The problem -
Select lines where the word "this" appears.

Provided material -

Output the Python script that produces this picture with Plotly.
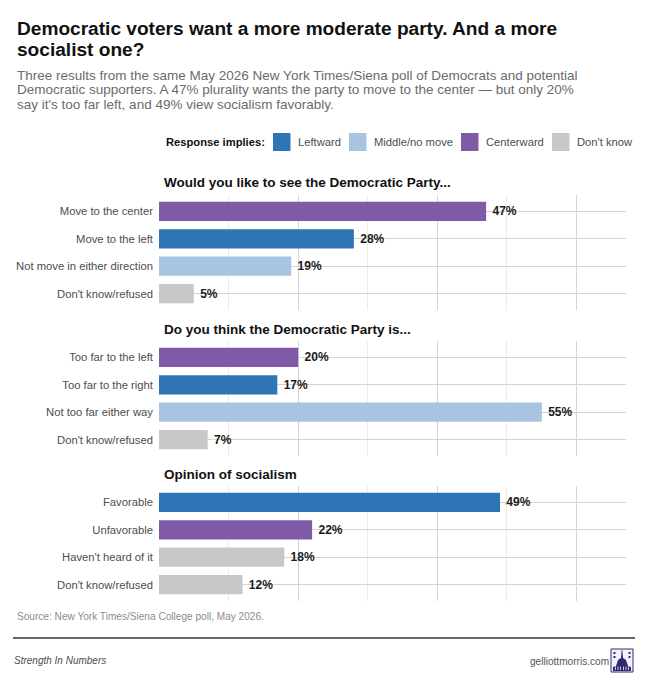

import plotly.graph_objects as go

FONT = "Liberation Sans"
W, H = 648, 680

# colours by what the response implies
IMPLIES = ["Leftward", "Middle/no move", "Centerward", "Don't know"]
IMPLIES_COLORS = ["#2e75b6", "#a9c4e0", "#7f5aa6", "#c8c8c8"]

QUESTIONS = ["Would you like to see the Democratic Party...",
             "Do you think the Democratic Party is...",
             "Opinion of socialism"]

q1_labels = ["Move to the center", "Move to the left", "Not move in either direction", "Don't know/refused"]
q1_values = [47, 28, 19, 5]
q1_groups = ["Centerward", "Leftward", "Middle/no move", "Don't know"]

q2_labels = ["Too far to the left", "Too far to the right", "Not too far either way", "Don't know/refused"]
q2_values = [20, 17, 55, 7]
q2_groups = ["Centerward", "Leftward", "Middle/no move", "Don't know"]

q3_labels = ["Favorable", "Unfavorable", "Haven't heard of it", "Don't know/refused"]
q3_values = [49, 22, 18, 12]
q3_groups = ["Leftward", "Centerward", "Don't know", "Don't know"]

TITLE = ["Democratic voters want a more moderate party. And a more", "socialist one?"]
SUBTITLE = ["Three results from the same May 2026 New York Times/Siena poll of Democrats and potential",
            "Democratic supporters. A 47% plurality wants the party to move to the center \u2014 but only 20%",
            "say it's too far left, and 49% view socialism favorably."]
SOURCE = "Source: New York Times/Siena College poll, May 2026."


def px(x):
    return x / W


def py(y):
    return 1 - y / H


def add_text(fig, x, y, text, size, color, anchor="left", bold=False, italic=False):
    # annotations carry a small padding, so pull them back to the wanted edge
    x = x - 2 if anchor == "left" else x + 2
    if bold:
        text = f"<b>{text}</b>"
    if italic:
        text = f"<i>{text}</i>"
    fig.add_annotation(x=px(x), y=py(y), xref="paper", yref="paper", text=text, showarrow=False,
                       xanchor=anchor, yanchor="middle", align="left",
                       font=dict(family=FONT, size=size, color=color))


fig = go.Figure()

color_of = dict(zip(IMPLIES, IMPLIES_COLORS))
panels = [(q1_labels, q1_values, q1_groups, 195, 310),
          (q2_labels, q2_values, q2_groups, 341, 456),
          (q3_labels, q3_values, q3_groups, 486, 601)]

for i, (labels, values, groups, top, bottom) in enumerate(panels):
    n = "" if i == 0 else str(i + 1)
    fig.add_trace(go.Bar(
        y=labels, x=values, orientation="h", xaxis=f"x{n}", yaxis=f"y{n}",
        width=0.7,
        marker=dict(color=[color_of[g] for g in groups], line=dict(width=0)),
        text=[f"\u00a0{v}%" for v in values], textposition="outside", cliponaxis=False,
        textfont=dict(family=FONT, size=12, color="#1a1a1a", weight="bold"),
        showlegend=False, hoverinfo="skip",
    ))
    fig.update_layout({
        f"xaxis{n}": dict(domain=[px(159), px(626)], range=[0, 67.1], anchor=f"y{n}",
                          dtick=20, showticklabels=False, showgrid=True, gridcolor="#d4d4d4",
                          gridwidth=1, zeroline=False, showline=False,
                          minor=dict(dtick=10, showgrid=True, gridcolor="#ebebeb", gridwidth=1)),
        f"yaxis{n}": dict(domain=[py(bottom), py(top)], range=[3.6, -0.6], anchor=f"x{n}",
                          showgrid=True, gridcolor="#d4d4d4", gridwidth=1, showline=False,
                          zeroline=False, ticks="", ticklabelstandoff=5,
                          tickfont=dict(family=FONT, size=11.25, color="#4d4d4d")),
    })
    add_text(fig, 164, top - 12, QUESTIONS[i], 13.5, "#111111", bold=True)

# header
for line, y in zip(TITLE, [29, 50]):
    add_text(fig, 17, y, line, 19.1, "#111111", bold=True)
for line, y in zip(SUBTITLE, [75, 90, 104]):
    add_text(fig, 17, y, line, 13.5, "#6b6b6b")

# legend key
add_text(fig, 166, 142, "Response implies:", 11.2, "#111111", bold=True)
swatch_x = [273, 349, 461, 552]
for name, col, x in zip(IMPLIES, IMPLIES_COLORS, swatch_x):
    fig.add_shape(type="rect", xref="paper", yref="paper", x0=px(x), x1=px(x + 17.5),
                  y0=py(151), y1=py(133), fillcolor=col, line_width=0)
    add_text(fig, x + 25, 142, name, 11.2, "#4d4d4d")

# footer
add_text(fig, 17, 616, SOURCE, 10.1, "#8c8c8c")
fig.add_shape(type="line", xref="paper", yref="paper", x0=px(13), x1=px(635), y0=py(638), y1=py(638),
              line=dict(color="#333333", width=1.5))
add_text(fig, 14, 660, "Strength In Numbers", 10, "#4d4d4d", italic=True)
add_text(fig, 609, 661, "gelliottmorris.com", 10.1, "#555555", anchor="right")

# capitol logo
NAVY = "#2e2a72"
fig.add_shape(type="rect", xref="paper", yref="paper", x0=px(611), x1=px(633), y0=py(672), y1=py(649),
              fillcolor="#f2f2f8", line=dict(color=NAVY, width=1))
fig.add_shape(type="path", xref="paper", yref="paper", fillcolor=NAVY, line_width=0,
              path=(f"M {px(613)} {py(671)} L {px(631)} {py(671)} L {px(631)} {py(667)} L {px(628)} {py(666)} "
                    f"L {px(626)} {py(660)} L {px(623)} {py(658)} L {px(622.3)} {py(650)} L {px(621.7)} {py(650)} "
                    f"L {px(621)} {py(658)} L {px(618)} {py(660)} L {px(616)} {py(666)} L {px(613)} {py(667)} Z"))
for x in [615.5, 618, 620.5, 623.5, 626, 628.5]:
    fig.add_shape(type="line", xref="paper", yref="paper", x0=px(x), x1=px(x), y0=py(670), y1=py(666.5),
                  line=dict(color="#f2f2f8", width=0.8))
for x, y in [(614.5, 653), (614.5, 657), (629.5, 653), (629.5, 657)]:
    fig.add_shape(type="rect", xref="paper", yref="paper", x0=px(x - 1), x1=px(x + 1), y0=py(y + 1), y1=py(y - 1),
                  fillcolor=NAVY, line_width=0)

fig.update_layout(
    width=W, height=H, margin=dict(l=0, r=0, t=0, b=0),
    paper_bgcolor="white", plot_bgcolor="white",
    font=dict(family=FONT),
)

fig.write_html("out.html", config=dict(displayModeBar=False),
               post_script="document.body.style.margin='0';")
...
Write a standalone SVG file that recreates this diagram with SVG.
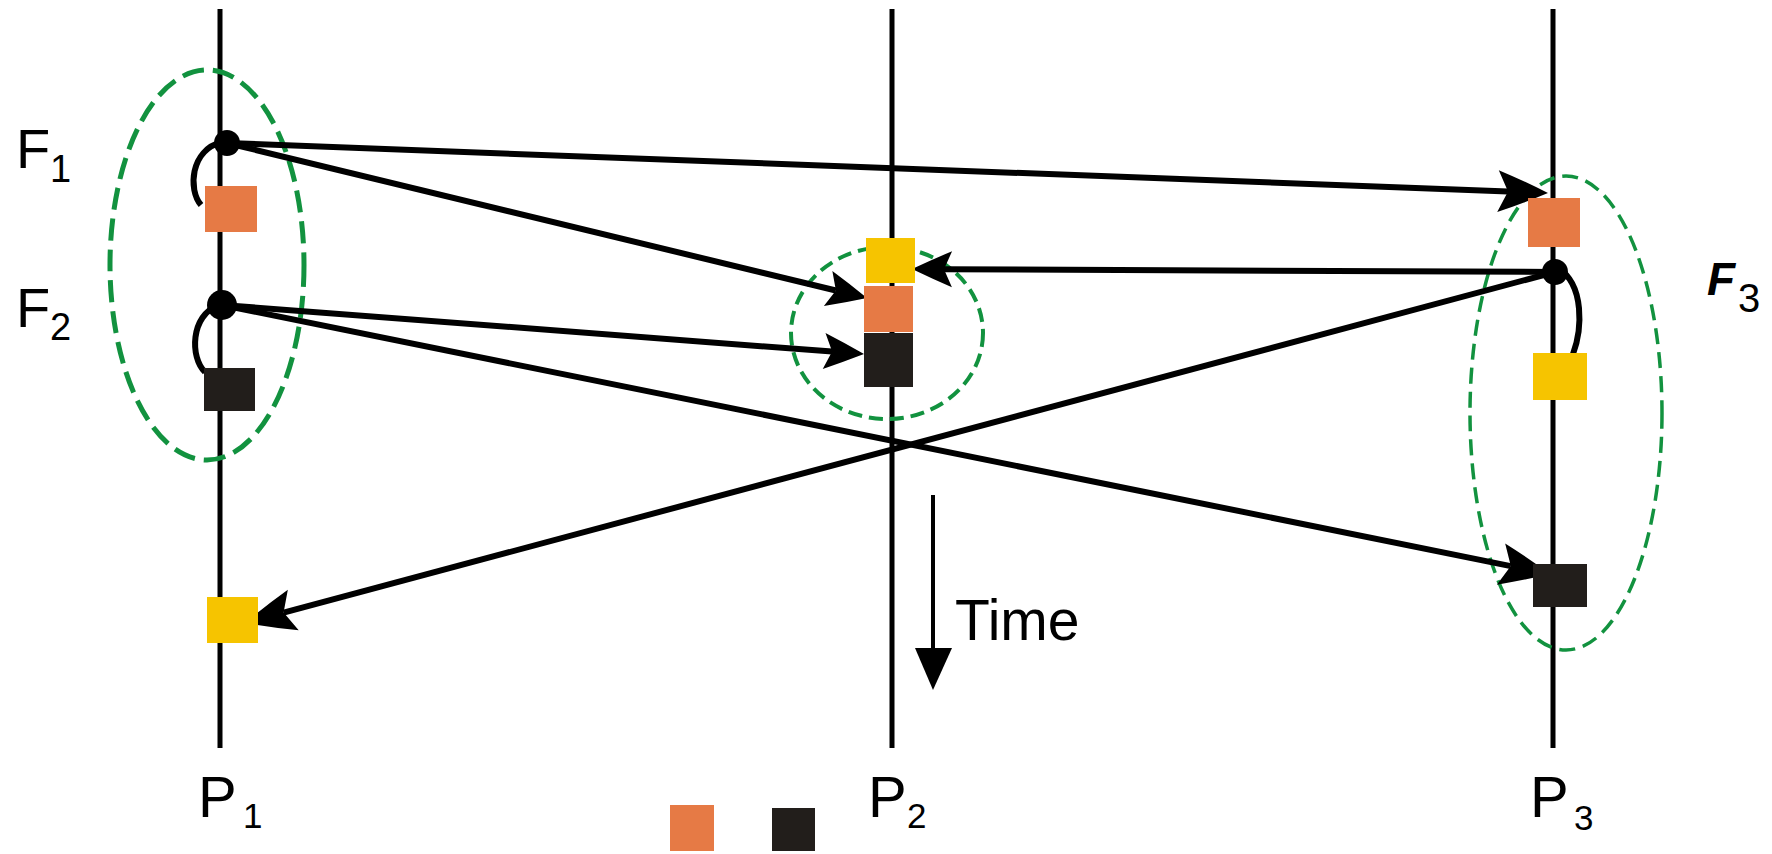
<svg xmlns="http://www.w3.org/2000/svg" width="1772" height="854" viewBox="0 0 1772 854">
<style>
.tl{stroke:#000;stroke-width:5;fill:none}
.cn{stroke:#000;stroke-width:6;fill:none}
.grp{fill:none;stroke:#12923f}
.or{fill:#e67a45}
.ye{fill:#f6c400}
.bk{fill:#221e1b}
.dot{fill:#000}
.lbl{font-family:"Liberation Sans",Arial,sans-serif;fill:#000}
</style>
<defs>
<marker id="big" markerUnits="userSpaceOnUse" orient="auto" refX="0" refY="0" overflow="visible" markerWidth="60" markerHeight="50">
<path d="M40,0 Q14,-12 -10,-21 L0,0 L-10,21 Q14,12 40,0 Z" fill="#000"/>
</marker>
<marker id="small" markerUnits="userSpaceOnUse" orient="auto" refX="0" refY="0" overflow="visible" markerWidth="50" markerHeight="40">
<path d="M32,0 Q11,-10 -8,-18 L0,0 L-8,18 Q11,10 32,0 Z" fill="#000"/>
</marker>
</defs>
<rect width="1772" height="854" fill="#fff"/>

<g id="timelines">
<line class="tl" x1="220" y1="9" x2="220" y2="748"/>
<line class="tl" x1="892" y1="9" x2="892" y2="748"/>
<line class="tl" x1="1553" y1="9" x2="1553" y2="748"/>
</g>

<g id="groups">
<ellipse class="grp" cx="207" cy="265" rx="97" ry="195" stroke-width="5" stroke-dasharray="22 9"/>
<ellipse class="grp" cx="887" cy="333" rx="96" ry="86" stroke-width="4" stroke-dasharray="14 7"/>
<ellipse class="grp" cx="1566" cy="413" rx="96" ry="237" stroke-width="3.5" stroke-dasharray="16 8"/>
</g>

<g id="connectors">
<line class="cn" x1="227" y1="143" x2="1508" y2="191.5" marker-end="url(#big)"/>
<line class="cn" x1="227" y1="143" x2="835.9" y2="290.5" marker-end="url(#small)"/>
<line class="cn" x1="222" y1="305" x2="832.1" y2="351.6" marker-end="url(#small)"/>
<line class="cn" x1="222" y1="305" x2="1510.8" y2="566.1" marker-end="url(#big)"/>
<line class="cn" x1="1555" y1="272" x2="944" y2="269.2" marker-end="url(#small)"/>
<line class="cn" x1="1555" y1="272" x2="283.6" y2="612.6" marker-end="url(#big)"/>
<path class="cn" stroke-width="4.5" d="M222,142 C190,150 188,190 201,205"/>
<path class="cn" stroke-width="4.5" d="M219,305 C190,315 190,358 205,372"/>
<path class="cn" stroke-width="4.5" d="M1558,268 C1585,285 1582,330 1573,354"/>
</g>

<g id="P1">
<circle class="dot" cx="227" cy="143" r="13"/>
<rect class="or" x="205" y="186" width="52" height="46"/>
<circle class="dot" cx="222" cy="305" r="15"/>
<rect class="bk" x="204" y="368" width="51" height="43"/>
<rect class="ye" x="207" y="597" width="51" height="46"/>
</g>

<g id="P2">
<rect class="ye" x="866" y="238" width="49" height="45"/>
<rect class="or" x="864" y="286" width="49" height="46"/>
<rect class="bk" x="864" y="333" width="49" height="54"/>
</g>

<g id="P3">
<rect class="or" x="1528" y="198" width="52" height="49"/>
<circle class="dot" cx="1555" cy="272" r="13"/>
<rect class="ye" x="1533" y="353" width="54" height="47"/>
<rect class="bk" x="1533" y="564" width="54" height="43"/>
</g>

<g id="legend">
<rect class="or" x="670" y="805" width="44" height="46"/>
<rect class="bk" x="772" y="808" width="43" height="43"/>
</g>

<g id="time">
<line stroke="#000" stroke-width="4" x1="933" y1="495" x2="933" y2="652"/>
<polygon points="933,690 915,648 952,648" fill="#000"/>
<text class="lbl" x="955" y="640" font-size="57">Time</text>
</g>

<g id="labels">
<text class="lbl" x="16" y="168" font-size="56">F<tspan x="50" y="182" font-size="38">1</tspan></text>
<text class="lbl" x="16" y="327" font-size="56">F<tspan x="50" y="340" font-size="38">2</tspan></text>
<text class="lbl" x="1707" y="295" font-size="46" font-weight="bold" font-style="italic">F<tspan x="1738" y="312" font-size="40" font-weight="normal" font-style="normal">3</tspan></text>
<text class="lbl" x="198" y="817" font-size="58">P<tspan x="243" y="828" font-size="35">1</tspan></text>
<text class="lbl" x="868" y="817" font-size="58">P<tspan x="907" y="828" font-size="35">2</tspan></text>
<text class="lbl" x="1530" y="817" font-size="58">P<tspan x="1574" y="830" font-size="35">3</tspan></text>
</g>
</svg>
...
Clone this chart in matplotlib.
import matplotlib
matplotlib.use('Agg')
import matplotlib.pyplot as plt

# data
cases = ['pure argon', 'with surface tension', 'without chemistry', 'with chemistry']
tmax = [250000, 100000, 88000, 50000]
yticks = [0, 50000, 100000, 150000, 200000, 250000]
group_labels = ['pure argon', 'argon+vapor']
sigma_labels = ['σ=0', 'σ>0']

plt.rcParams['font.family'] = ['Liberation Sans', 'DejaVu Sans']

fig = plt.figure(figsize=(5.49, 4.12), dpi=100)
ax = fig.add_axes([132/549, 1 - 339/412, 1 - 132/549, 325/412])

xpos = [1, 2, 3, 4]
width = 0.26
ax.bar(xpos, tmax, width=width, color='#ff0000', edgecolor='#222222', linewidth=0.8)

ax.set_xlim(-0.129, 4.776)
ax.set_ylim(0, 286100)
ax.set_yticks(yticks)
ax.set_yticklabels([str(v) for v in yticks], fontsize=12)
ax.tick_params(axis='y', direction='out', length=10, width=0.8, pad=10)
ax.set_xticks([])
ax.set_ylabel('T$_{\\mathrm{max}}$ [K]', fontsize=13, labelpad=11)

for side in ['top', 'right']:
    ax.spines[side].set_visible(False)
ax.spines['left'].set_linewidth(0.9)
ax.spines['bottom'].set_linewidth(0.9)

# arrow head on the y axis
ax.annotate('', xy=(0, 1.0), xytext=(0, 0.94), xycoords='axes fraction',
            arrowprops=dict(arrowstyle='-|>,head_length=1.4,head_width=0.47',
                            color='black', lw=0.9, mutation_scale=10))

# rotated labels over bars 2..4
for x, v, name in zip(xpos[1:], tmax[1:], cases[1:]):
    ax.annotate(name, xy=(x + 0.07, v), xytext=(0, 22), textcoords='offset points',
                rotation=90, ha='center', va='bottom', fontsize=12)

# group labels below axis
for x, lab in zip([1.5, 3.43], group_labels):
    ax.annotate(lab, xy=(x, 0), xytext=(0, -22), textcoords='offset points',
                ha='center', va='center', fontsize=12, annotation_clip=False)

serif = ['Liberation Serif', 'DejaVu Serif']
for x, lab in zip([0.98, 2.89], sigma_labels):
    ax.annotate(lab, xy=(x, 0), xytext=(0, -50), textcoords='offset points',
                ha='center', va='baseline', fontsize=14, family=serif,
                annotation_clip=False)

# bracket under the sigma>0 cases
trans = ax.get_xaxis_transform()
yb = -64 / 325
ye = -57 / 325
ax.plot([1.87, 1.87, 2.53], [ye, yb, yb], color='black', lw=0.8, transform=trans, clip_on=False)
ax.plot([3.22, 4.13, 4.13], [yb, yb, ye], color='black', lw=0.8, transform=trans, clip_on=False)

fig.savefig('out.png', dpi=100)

Output -
Output the Python script that produces this picture with Plotly.
Write a standalone SVG file that recreates this diagram with SVG.
Clone this chart in matplotlib.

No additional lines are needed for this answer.